▶ **Required work**: Starting at the line that contains "What React, TypeScript" and stopping after the line that contains "import * as", copy the lines exactly. Pictures are left out.
Start
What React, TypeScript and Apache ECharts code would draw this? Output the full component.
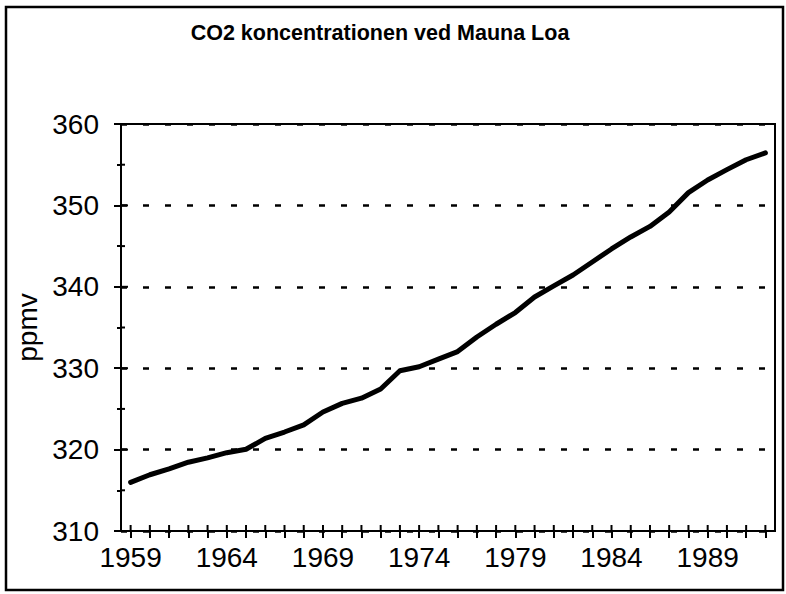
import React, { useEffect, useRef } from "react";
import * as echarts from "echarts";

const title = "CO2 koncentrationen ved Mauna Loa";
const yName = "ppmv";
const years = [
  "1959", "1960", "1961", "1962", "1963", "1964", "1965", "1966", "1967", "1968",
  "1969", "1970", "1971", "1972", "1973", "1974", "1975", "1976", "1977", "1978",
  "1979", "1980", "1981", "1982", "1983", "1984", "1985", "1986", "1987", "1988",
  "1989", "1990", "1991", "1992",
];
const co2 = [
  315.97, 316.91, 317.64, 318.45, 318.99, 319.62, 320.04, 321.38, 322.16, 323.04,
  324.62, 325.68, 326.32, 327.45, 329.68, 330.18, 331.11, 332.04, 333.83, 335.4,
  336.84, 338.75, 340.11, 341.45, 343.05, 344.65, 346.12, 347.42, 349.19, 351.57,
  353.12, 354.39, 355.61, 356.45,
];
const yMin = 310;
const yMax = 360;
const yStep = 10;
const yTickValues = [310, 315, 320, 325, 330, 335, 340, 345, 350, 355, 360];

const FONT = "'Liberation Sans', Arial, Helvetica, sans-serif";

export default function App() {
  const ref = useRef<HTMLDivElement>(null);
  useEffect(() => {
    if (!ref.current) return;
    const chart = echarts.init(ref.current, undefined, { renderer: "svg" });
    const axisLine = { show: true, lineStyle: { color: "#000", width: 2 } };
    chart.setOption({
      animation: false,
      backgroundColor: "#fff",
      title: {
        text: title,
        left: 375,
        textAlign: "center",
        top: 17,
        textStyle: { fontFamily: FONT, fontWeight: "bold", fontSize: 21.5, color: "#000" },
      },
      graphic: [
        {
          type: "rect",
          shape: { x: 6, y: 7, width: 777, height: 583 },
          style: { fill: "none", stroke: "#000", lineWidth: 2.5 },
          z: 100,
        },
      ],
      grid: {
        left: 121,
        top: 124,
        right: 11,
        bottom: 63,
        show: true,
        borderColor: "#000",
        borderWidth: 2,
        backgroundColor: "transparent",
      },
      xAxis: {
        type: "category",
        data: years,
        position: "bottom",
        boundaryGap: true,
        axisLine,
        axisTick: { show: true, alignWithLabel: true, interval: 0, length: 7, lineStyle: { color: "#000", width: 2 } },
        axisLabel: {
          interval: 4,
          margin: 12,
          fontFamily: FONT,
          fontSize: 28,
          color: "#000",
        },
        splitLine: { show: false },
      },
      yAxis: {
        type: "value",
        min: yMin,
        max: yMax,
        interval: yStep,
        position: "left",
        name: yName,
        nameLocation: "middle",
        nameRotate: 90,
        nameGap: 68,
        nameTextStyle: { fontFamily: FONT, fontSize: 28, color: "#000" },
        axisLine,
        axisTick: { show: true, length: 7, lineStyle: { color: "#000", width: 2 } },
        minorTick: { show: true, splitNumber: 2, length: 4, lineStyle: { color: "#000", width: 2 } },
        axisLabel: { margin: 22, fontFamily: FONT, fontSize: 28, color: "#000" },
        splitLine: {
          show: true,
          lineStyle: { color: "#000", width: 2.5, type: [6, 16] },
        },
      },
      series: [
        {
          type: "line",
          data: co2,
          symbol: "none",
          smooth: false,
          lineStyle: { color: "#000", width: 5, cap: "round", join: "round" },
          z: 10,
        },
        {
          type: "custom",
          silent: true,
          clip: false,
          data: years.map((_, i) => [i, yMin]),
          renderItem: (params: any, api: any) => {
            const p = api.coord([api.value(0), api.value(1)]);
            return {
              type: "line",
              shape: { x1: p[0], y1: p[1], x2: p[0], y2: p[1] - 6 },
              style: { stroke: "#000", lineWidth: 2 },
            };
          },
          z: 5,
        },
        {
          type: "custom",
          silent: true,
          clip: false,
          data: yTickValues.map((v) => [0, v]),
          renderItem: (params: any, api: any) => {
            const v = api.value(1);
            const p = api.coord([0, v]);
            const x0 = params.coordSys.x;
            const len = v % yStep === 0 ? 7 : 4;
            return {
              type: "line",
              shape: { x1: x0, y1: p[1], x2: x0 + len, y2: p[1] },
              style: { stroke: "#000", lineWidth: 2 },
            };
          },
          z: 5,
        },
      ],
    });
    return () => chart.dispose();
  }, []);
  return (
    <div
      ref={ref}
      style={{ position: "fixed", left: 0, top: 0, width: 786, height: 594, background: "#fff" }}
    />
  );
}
End
Start
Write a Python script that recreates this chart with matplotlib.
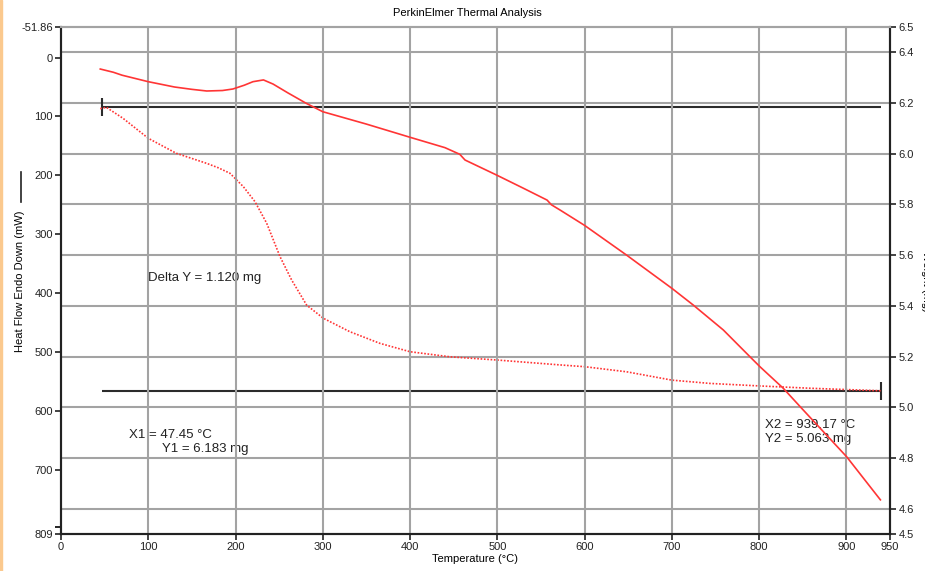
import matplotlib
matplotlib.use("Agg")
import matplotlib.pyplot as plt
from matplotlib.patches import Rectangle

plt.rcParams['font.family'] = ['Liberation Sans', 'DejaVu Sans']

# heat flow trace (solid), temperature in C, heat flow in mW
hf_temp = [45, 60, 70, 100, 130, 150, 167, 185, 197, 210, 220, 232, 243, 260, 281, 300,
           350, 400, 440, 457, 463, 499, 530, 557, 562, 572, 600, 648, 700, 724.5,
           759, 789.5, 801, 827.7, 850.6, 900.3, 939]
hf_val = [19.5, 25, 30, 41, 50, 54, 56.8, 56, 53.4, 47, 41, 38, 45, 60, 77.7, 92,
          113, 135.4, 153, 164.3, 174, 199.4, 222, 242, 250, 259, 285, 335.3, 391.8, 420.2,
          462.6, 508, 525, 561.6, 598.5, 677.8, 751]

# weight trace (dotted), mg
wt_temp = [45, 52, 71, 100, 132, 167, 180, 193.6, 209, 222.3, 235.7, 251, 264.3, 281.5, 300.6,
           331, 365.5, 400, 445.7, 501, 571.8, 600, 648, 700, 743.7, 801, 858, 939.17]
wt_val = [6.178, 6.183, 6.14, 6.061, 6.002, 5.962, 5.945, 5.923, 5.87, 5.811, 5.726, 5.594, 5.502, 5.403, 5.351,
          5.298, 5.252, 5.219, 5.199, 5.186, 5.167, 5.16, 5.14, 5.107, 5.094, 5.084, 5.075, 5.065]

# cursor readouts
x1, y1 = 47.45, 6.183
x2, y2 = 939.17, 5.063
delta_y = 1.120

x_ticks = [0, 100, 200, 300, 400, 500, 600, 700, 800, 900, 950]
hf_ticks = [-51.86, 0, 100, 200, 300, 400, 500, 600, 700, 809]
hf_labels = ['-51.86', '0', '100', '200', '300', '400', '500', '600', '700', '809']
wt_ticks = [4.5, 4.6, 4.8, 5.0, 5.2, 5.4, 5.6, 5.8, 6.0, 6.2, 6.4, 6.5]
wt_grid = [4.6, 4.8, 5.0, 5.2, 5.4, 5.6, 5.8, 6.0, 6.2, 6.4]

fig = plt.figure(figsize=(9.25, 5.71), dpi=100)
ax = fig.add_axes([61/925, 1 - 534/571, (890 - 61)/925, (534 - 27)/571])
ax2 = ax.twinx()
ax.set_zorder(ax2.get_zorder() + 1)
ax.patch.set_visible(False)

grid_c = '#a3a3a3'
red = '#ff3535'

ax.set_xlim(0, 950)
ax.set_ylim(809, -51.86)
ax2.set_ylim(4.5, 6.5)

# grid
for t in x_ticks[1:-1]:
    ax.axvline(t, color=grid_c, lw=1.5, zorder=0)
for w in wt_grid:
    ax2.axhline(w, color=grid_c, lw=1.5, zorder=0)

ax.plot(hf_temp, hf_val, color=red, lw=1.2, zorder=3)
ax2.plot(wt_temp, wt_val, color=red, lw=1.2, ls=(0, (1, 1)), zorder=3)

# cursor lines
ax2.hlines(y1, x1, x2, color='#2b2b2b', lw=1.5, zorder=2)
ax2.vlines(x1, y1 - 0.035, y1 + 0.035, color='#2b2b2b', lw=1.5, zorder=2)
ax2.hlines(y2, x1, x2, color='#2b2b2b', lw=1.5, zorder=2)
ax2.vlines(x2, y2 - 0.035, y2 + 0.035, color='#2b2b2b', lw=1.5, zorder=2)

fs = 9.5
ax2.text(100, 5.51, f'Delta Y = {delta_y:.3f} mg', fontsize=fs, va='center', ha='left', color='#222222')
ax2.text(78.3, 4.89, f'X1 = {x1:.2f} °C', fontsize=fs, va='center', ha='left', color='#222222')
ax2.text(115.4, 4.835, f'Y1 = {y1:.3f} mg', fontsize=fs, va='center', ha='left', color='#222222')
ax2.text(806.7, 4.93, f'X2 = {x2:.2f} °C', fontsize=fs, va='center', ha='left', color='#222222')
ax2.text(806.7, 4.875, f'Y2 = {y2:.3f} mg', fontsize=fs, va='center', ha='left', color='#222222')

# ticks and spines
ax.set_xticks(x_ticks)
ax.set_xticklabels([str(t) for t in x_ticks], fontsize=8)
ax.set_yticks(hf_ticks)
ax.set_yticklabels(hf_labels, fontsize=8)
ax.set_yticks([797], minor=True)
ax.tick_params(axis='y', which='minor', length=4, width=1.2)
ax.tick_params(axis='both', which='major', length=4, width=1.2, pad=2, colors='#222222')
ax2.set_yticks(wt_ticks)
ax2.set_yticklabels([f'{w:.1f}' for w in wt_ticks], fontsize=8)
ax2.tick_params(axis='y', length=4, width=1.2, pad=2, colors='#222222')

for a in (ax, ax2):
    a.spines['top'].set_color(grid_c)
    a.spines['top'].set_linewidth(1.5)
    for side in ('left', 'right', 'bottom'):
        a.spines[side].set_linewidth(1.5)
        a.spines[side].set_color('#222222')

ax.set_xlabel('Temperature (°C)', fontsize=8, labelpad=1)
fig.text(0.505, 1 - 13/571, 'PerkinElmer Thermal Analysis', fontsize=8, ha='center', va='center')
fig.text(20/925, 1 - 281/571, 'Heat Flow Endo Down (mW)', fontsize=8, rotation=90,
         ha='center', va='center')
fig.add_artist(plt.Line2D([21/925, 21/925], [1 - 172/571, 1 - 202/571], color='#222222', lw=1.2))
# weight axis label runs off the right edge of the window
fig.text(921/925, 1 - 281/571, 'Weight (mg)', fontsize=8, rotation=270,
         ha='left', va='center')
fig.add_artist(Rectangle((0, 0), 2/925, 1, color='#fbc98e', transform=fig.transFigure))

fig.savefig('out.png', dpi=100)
End
▶ **Reply**:
What React, TypeScript and Apache ECharts code would draw this? Output the full component.
import React, { useEffect, useRef } from "react";
import * as echarts from "echarts";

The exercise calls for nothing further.